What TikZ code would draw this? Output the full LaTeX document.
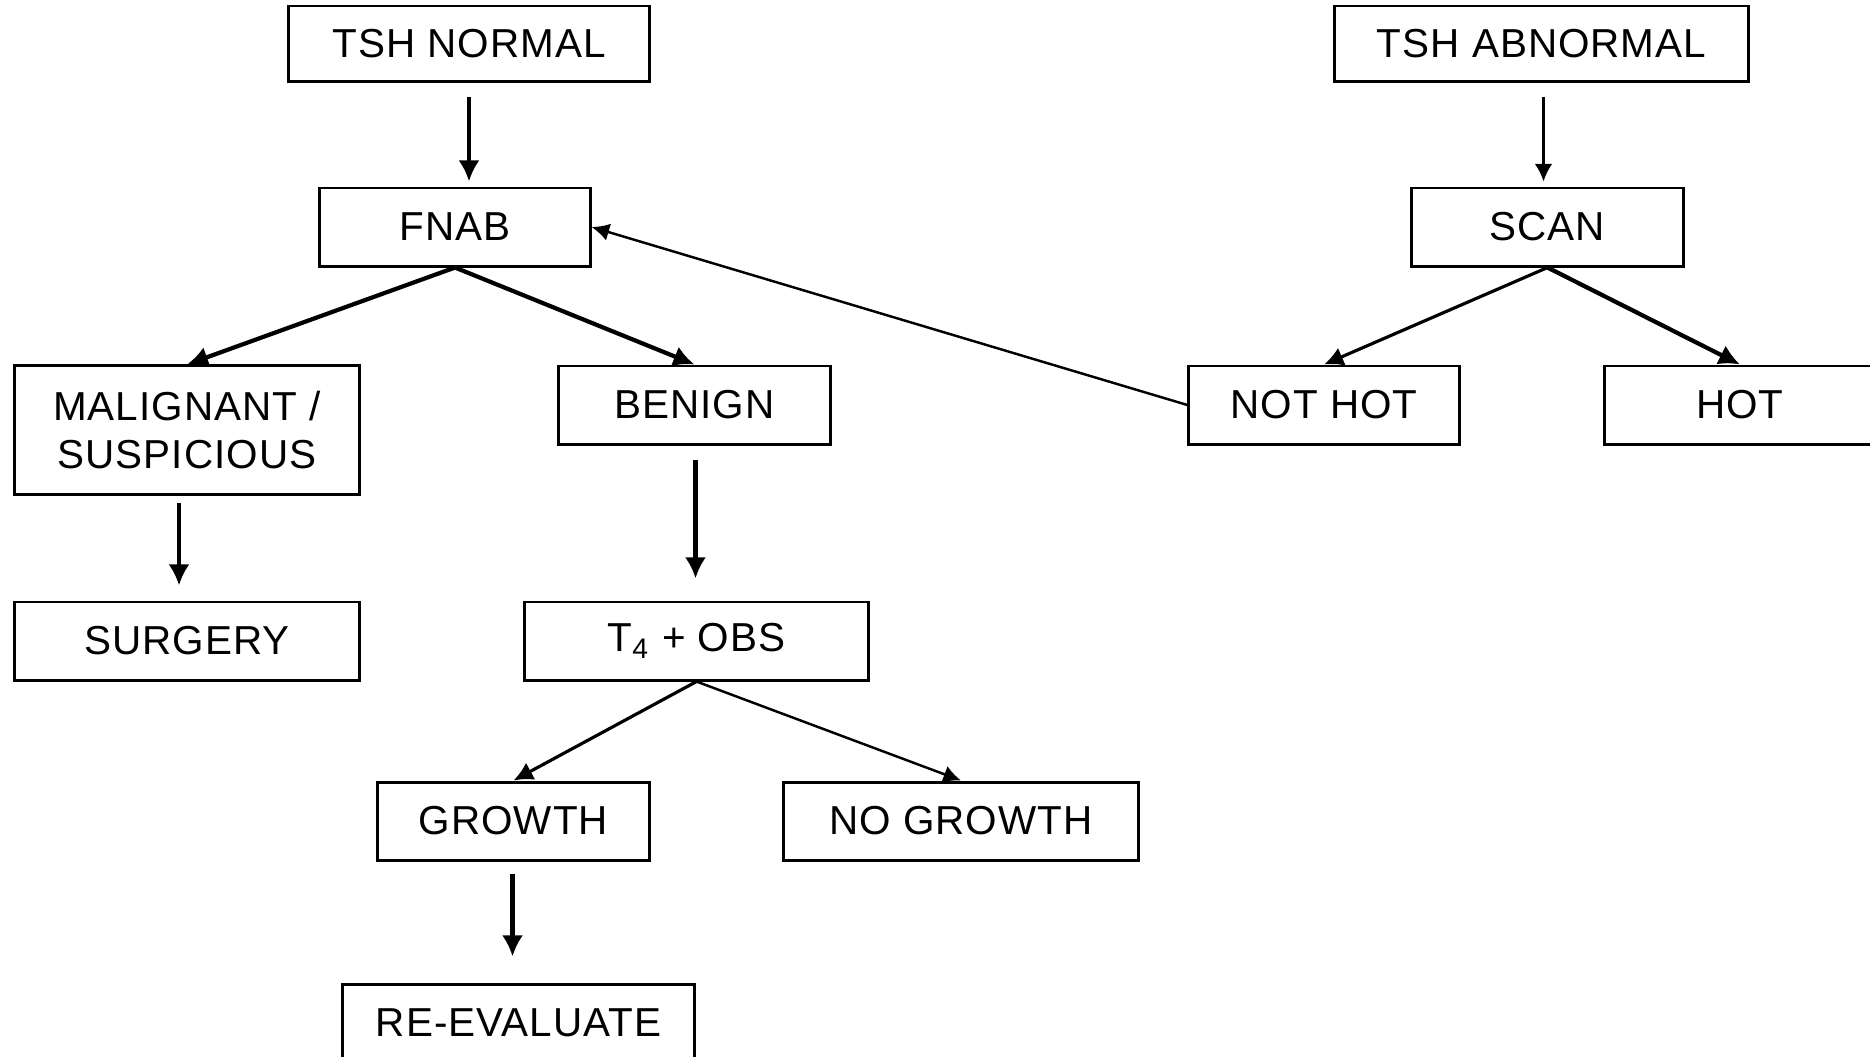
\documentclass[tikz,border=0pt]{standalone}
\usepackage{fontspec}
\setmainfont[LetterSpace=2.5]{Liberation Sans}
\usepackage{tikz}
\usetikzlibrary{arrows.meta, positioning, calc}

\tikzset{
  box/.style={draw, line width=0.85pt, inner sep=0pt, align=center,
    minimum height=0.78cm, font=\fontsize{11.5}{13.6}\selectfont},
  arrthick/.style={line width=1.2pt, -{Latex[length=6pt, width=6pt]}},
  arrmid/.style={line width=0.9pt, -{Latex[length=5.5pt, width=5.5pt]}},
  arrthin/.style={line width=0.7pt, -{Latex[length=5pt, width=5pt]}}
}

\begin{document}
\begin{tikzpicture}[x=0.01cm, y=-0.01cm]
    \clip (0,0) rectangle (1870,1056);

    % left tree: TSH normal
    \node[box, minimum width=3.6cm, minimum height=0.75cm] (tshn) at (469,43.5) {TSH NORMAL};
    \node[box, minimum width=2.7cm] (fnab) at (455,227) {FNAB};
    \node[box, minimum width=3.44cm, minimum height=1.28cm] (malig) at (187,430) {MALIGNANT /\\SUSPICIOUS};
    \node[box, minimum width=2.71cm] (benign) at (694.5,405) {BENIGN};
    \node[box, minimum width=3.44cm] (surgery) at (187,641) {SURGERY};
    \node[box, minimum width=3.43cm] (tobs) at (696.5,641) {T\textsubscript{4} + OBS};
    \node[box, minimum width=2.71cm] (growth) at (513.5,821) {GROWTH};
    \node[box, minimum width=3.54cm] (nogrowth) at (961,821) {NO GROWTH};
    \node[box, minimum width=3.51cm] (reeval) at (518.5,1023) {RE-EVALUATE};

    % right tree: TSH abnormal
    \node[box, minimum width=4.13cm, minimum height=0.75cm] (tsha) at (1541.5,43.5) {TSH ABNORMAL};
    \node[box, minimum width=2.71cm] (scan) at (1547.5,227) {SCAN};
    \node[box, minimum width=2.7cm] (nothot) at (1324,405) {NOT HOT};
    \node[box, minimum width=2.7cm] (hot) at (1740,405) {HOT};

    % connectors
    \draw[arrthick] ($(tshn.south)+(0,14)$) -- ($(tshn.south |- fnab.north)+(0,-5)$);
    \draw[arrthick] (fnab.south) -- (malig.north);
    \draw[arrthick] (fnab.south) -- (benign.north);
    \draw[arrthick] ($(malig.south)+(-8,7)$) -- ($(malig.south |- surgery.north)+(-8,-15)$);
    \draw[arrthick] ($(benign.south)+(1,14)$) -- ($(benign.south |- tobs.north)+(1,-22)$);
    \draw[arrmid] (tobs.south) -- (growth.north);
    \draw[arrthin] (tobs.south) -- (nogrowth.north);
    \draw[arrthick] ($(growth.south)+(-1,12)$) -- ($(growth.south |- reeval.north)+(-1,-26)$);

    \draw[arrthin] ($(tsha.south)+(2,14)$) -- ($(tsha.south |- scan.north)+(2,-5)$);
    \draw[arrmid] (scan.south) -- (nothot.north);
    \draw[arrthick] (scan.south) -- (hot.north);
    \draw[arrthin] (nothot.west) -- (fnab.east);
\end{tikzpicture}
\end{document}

■ **Work to do**: Copy nothing but the lines from the top of the material through the line holding "(0,0) rectangle (1870,1056);", exactly as written; omit pictures.

■ **Full output**:
What TikZ code would draw this? Output the full LaTeX document.
\documentclass[tikz,border=0pt]{standalone}
\usepackage{fontspec}
\setmainfont[LetterSpace=2.5]{Liberation Sans}
\usepackage{tikz}
\usetikzlibrary{arrows.meta, positioning, calc}

\tikzset{
  box/.style={draw, line width=0.85pt, inner sep=0pt, align=center,
    minimum height=0.78cm, font=\fontsize{11.5}{13.6}\selectfont},
  arrthick/.style={line width=1.2pt, -{Latex[length=6pt, width=6pt]}},
  arrmid/.style={line width=0.9pt, -{Latex[length=5.5pt, width=5.5pt]}},
  arrthin/.style={line width=0.7pt, -{Latex[length=5pt, width=5pt]}}
}

\begin{document}
\begin{tikzpicture}[x=0.01cm, y=-0.01cm]
    \clip (0,0) rectangle (1870,1056);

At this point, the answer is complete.